:: Data to process ::
▼▼▼
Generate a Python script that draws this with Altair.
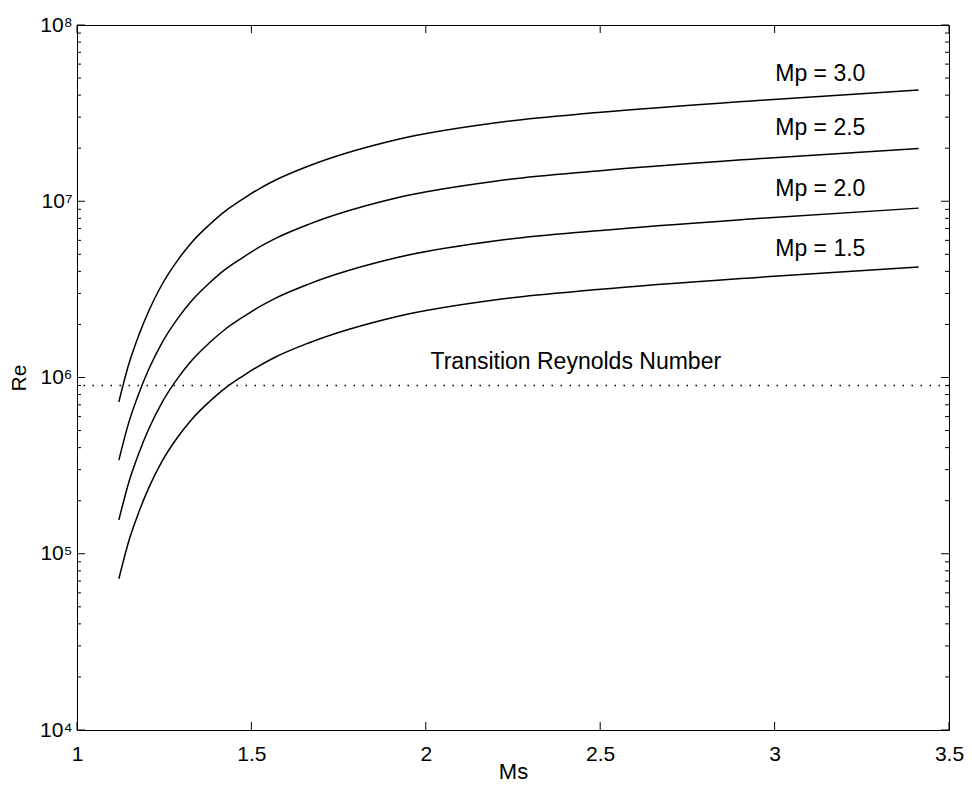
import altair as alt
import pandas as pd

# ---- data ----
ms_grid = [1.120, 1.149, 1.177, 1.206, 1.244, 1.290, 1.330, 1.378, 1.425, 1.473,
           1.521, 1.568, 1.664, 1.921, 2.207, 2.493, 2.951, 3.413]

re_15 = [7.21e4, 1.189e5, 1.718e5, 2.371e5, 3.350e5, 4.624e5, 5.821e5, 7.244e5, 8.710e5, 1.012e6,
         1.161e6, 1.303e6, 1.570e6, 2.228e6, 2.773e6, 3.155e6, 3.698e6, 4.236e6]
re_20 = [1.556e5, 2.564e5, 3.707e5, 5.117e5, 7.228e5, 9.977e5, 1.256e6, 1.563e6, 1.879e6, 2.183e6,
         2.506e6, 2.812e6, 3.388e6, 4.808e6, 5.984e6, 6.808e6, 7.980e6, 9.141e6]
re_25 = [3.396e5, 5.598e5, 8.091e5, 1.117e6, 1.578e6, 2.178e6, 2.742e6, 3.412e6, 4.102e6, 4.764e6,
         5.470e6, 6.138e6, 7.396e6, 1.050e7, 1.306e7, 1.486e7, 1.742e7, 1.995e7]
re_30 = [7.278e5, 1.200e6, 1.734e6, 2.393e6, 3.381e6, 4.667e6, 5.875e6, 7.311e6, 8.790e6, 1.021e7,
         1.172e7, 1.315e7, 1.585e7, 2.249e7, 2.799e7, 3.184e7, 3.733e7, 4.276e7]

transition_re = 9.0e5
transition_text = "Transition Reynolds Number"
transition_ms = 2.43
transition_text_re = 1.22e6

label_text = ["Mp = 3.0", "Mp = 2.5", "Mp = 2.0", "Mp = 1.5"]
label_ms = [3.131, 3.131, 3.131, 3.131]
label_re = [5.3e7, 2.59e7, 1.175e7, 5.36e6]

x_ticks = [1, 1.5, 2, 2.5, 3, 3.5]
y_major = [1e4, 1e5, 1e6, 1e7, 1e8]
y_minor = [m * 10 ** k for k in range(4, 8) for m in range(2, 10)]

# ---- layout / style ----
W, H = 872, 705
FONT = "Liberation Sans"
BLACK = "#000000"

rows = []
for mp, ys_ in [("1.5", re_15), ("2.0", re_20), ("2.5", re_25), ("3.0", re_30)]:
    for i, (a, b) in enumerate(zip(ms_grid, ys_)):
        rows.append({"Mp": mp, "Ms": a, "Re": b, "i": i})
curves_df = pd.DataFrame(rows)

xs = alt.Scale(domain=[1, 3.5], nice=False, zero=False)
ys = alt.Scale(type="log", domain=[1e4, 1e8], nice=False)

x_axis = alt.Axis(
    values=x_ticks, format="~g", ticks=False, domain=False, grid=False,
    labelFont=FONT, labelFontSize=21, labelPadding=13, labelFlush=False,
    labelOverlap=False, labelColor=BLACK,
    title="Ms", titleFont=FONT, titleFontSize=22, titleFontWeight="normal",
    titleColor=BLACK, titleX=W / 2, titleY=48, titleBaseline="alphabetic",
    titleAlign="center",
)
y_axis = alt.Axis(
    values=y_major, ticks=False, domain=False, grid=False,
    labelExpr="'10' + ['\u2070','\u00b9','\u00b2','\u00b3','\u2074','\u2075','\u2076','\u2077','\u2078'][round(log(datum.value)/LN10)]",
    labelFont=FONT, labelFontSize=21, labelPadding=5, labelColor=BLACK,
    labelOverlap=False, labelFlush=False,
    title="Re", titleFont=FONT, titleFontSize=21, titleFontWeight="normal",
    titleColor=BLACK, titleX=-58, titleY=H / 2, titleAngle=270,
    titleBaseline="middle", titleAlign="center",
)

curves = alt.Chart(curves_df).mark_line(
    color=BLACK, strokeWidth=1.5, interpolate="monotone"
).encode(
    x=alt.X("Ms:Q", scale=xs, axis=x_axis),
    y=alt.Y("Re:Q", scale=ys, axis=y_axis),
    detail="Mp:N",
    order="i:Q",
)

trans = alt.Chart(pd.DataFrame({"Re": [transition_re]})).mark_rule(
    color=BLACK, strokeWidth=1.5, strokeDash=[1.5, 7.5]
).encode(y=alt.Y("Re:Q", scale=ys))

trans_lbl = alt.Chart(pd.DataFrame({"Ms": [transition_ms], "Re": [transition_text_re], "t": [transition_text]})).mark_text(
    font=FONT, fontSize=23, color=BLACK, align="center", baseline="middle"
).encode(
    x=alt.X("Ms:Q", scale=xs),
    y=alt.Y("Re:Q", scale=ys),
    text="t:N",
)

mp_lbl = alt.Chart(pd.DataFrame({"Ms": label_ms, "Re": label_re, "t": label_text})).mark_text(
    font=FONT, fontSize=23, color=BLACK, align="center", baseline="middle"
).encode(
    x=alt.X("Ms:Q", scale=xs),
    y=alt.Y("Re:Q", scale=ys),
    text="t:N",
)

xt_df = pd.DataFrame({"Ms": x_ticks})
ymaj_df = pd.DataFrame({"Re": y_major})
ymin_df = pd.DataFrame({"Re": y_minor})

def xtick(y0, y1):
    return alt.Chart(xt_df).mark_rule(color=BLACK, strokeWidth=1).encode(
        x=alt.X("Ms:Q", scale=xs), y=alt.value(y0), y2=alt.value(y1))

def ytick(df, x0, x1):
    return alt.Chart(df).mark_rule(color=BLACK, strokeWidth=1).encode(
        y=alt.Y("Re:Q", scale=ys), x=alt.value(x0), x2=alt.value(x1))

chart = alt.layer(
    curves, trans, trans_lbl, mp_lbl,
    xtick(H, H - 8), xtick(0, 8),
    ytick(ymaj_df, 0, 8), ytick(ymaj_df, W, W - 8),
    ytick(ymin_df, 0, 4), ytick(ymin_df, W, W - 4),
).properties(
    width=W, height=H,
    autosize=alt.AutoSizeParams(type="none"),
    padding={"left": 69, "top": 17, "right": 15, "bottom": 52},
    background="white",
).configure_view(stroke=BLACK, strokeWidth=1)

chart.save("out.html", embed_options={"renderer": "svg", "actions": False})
▲▲▲
▼▼▼
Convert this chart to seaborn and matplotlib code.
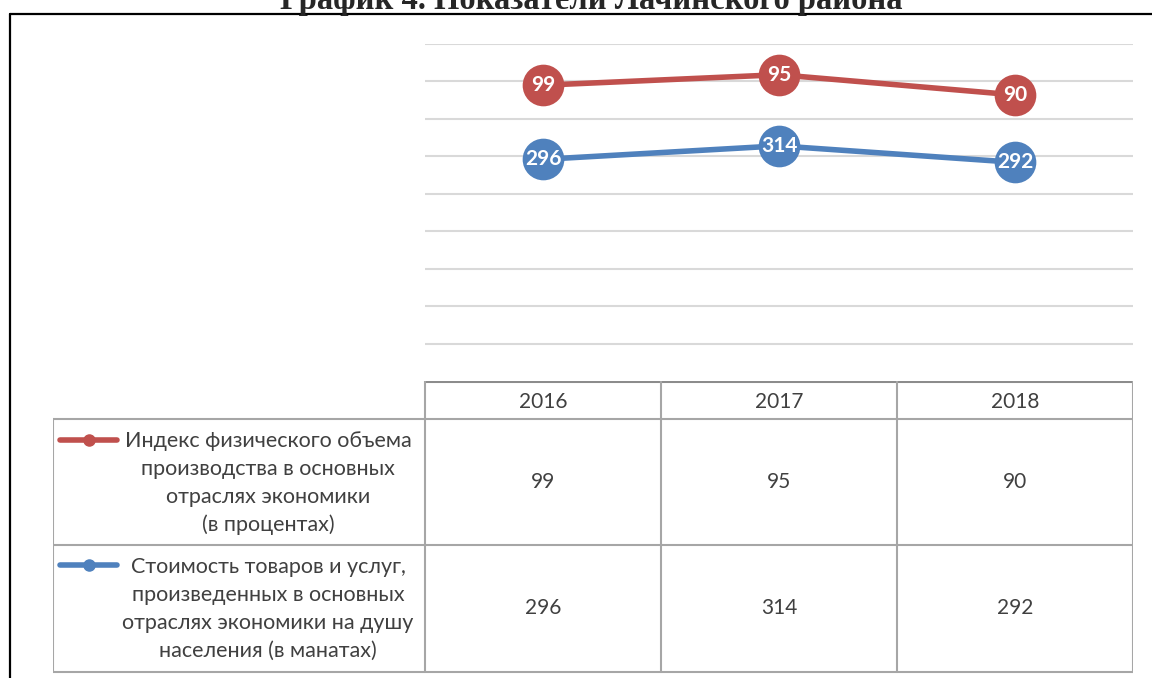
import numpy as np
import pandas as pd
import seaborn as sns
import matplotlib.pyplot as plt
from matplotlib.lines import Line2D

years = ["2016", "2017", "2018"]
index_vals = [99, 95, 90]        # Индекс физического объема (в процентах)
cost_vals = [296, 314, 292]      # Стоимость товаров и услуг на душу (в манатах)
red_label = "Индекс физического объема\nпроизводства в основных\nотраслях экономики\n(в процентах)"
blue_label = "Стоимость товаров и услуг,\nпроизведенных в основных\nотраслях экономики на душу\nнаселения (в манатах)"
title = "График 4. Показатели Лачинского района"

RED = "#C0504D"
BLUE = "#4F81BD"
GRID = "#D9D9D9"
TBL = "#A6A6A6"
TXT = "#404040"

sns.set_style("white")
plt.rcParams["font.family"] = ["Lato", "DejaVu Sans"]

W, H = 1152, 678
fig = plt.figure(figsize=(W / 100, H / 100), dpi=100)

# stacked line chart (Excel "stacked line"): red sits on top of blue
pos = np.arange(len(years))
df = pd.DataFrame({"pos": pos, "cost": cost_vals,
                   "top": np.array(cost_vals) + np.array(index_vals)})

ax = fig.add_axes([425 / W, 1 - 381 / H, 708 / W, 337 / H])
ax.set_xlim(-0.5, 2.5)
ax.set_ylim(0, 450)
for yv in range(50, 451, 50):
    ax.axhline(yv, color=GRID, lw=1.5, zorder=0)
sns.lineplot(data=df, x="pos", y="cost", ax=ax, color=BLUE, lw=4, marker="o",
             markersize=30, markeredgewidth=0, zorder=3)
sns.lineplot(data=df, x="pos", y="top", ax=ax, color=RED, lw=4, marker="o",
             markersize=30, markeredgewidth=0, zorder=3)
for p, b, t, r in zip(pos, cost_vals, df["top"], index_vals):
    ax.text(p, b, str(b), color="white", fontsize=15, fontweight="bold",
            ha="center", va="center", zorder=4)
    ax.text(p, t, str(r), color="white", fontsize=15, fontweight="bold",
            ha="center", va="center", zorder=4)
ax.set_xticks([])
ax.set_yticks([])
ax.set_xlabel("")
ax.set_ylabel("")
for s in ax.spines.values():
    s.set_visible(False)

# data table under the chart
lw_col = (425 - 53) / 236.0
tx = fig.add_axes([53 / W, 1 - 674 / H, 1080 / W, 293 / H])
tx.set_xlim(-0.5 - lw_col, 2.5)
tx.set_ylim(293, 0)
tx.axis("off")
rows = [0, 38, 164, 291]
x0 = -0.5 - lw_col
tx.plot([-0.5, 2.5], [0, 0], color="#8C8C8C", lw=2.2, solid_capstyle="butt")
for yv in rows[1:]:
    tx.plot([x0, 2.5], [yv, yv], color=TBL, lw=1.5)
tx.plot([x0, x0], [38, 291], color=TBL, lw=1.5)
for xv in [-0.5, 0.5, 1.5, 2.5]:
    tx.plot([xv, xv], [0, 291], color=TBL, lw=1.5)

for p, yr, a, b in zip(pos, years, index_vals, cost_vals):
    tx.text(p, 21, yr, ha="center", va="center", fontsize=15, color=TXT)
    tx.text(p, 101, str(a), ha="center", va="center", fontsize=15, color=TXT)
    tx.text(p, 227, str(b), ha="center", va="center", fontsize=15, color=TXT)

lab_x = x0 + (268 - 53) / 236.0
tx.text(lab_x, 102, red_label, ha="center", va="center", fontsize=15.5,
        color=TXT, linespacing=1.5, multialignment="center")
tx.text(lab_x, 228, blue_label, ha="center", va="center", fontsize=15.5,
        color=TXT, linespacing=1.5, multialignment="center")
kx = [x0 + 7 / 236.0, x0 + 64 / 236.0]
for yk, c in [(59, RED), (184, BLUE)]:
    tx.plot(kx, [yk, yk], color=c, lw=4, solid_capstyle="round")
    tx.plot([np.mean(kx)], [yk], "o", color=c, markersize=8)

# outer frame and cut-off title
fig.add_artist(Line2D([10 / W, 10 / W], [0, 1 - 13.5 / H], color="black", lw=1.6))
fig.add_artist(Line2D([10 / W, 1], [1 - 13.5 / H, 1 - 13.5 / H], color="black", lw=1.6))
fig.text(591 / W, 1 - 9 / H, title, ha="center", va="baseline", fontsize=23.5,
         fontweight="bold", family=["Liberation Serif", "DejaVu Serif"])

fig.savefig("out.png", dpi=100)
▲▲▲
:: What you need to do ::
Point out every line holding the string "this" and copy it.

:: Solved problem ::
Generate a Python script that draws this with Altair.
Convert this chart to seaborn and matplotlib code.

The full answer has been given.